Disaster recovery preparedness testing is essential to ensure an effective DR strategy. Typically, there are five disaster recovery testing techniques:

Paper test– In a disaster recovery paper test, your disaster recovery team logically reviews the disaster recovery plan in detail by updating and annotating key aspects such as DR policies, procedures, timelines, benchmarks, contact information, and checklists. Redundant copies of your disaster recovery plan should be stored online, in multiple locations, with a hard copy located onsite.

Walk-through test– A walk-through test occurs when a group walks through the DRP to pinpoint any issues that need to be addressed and any modifications that should be made to the disaster recovery environment.

Simulation– During a simulation test, a hypothetical disaster occurs where the IT department tests the non-system related disaster recovery alerts and procedures to ensure that employees understand the measures they need to take during a real disaster recovery scenario.

Parallel test– In a parallel test, failover disaster recovery systems are tested to validate whether they meet RPO and RTO objectives and can support critical operations for business continuity. In this test, primary systems remain online and operate under the entire workload while recoverability is tested on secondary systems (an alternative server, network, or cloud DRaaS solution).

Cutover test – Organizations that want to be 100% confident in their disaster recovery plan will schedule a cutover test that takes primary systems offline while simultaneously bringing secondary disaster recovery systems online that support the full production workload.

What is RTO and RPO in disaster recovery?

There are two key metrics when assessing the effectiveness of a disaster recovery plan, Recovery Point Objective and Recovery Time Objective (RTO).
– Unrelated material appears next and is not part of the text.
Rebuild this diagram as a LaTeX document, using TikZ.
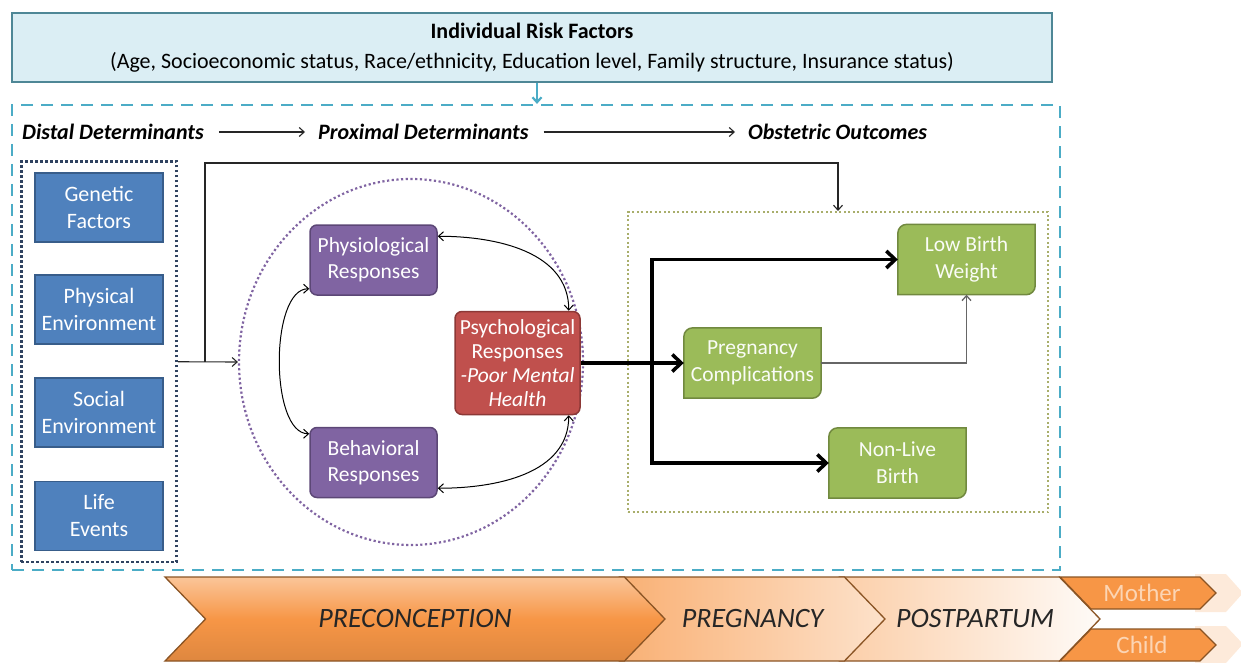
\documentclass[tikz,border=0pt]{standalone}
\usepackage{fontspec}
\setmainfont{Carlito}
\usetikzlibrary{positioning,arrows.meta,shapes.geometric,shapes.symbols,fit,backgrounds}
\definecolor{riskfill}{HTML}{DBEEF4}
\definecolor{riskline}{HTML}{4E8796}
\definecolor{dashblue}{HTML}{4BACC6}
\definecolor{navyline}{HTML}{2F4260}
\definecolor{blufill}{HTML}{4F81BD}
\definecolor{bluline}{HTML}{385D8A}
\definecolor{purfill}{HTML}{8064A2}
\definecolor{purline}{HTML}{5C4776}
\definecolor{redfill}{HTML}{C0504D}
\definecolor{redline}{HTML}{8C3836}
\definecolor{grnfill}{HTML}{9BBB59}
\definecolor{grnline}{HTML}{71893F}
\definecolor{grnframe}{HTML}{A9AE6B}
\definecolor{orfill}{HTML}{F79646}
\definecolor{orline}{HTML}{8A5424}
\definecolor{orlight}{HTML}{FCD5B4}
\definecolor{orpale}{HTML}{FDEADA}
\tikzset{
  riskbox/.style={draw=riskline, line width=2pt, fill=riskfill,
    minimum width=1040pt, minimum height=69pt, align=center,
    font=\fontsize{22}{30}\selectfont},
  detbox/.style={draw=bluline, line width=1.2pt, fill=blufill, text=white,
    minimum width=128pt, minimum height=69pt, inner sep=0pt,
    align=center, font=\fontsize{22}{27}\selectfont},
  respbox/.style={draw=purline, line width=1.5pt, fill=purfill,
    rounded corners=7pt, text=white, minimum width=127pt,
    minimum height=70pt, inner sep=0pt, align=center,
    font=\fontsize{21.5}{26}\selectfont},
  psybox/.style={respbox, draw=redline, fill=redfill, minimum width=125pt,
    minimum height=103pt, font=\fontsize{21.5}{24}\selectfont},
  outbox/.style={text=white!95!grnfill, minimum width=137pt,
    minimum height=70pt, inner sep=0pt, align=center,
    font=\fontsize{21.5}{27}\selectfont},
  headtxt/.style={font=\fontsize{22}{24}\selectfont\bfseries\itshape,
    inner sep=0pt},
  phase/.style={signal, signal to=east, signal from=west,
    signal pointer angle=92, draw=orline, line width=1.3pt,
    minimum height=84pt, inner sep=0pt, text=black!85,
    font=\fontsize{28}{30}\selectfont\itshape},
  tip/.style={-{Straight Barb[length=5pt,width=9pt]}},
  thinarr/.style={tip, line width=1.1pt, draw=black!85},
  grayarr/.style={tip, line width=1.3pt, draw=black!60},
  biarr/.style={{Straight Barb[length=5pt,width=9pt]}-{Straight Barb[length=5pt,width=9pt]},
    line width=1pt},
  thickarr/.style={-{Straight Barb[length=9pt,width=17pt]}, line width=3.5pt},
}
\begin{document}
\begin{tikzpicture}[x=1pt, y=1pt]
  \useasboundingbox (0,0) rectangle (1241,-663);
  % Individual risk factors
  \node[riskbox] (risk) at (532,-47.5)
    {\textbf{Individual Risk Factors}\\(Age, Socioeconomic status, Race/ethnicity, Education level, Family structure, Insurance status)};
  \node[draw=dashblue, line width=2.2pt, dash pattern=on 12pt off 8pt,
    minimum width=1048pt, minimum height=465pt] (frame) at (536,-337.5) {};
  \draw[tip, draw=dashblue, line width=2.2pt]
    ([xshift=5pt]risk.south) -- ([xshift=5pt]risk.south |- frame.north);
  % Header
  \node[headtxt, anchor=west] (distal)   at (22,-132)  {Distal Determinants};
  \node[headtxt, anchor=west] (proximal) at (318,-132) {Proximal Determinants};
  \node[headtxt, anchor=west] (obst)     at (748,-132) {Obstetric Outcomes};
  \draw[thinarr, shorten <=15pt, shorten >=13pt] (distal) -- (proximal);
  \draw[thinarr, shorten <=15pt, shorten >=13pt] (proximal) -- (obst);
  % Distal determinants
  \node[detbox] at (99,-207.5) (gen)  {Genetic\\Factors};
  \node[detbox] at (99,-309.5) (phy)  {Physical\\Environment};
  \node[detbox] at (99,-412.5) (soc)  {Social\\Environment};
  \node[detbox] at (99,-516)   (life) {Life\\Events};
  \node[draw=navyline, line width=2.5pt, dash pattern=on 2.5pt off 2.5pt,
    inner xsep=13pt, inner ysep=11pt, fit=(gen)(life)] (distframe) {};
  % Proximal determinants
  \node[ellipse, draw=purfill, line width=2.2pt, dash pattern=on 2.2pt off 2.5pt,
    minimum width=344pt, minimum height=366pt] (circ) at (411,-362) {};
  \node[respbox] at (373.5,-260)   (physio) {Physiological\\Responses};
  \node[respbox] at (373.5,-462.5) (behav)  {Behavioral\\Responses};
  \node[psybox]  at (517.5,-363)   (psych)
    {Psychological\\Responses\\\textit{-Poor Mental}\\\textit{Health}};
  % Obstetric outcomes
  \node[draw=grnframe, line width=2pt, dash pattern=on 2pt off 2.5pt,
    minimum width=420pt, minimum height=300pt] (outframe) at (838,-362) {};
  \node[outbox] at (966.5,-259.5) (lbw)  {Low Birth\\Weight};
  \node[outbox] at (752.5,-363)   (preg) {Pregnancy\\Complications};
  \node[outbox] at (897.5,-463)   (nlb)  {Non-Live\\Birth};
  \begin{scope}[on background layer]
    \foreach \n in {lbw,preg,nlb}
      \draw[draw=grnline, fill=grnfill, line width=1.5pt]
        (\n.south west) -- ([yshift=-9pt]\n.north west)
        arc[start angle=180, end angle=90, radius=9pt]
        -- (\n.north east) -- ([yshift=9pt]\n.south east)
        arc[start angle=0, end angle=-90, radius=9pt] -- cycle;
  \end{scope}
  % Edges
  \coordinate (branch) at (205,-362);
  \coordinate (bypass) at (838,-163);
  \coordinate (split)  at (652,-363);
  \draw[thinarr] (distframe.east) -- (circ.west);
  \draw[thinarr] (branch) |- (bypass) -- (outframe.north);
  \draw[biarr] ([yshift=-12pt]physio.north east) to[out=0, in=90]
    ([xshift=-12pt]psych.north east);
  \draw[biarr] ([xshift=-12pt]psych.south east) to[out=-90, in=0]
    ([yshift=10pt]behav.south east);
  \draw[biarr] ([yshift=7pt]physio.south west) to[out=180, in=180, looseness=0.7]
    ([yshift=-7pt]behav.north west);
  \draw[thickarr] (psych.east) -- (preg.west);
  \draw[thickarr] (split |- nlb) -- (split |- lbw) -- (lbw.west);
  \draw[thickarr] (split) |- (nlb.west);
  \draw[grayarr] (preg.east) -| (lbw.south);
  % Timeline
  \fill[orpale] (1195,-574) -- (1226,-574) -- (1243,-593) -- (1226,-612)
    -- (1195,-612) -- cycle;
  \fill[orpale] (1195,-626) -- (1226,-626) -- (1243,-644) -- (1226,-663)
    -- (1195,-663) -- cycle;
  \node[phase, minimum width=260pt, left color=orlight!90!orfill,
    right color=white!80!orpale] (post) at (970,-619) {\hspace*{10pt}POSTPARTUM};
  \node[phase, minimum width=265pt, left color=orfill!75!white,
    right color=orlight!70!white] (preg2) at (752.5,-619) {PREGNANCY};
  \node[phase, minimum width=500pt, top color=orfill!55!white,
    bottom color=orfill!90!black, middle color=orfill] (precon) at (415,-619)
    {PRECONCEPTION};
  \draw[draw=orline, line width=1.3pt, fill=orfill]
    (1060,-577) -- (1200,-577) -- (1216,-593) -- (1200,-609) -- (1091,-609) -- cycle;
  \draw[draw=orline, line width=1.3pt, fill=orfill]
    (1091,-629) -- (1200,-629) -- (1216,-645) -- (1200,-661) -- (1060,-661) -- cycle;
  \node[text=orlight, font=\fontsize{25}{28}\selectfont] (mother) at (1142,-593) {Mother};
  \node[text=orlight, font=\fontsize{25}{28}\selectfont] (child)  at (1142,-645) {Child};
\end{tikzpicture}
\end{document}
Recovery Point Objective measures the maximum acceptable amount of data loss, including data that would need to be reentered, following unplanned network downtime. Defined after a disaster recovery risk assessment (RA), the RPO is the maximum age of critical files and data a business can permit in order to resume normal business operations.

The Recovery Time Objective is the intended duration of time and service level across the network that must be restored after a disaster to avoid unacceptable consequences following a disaster.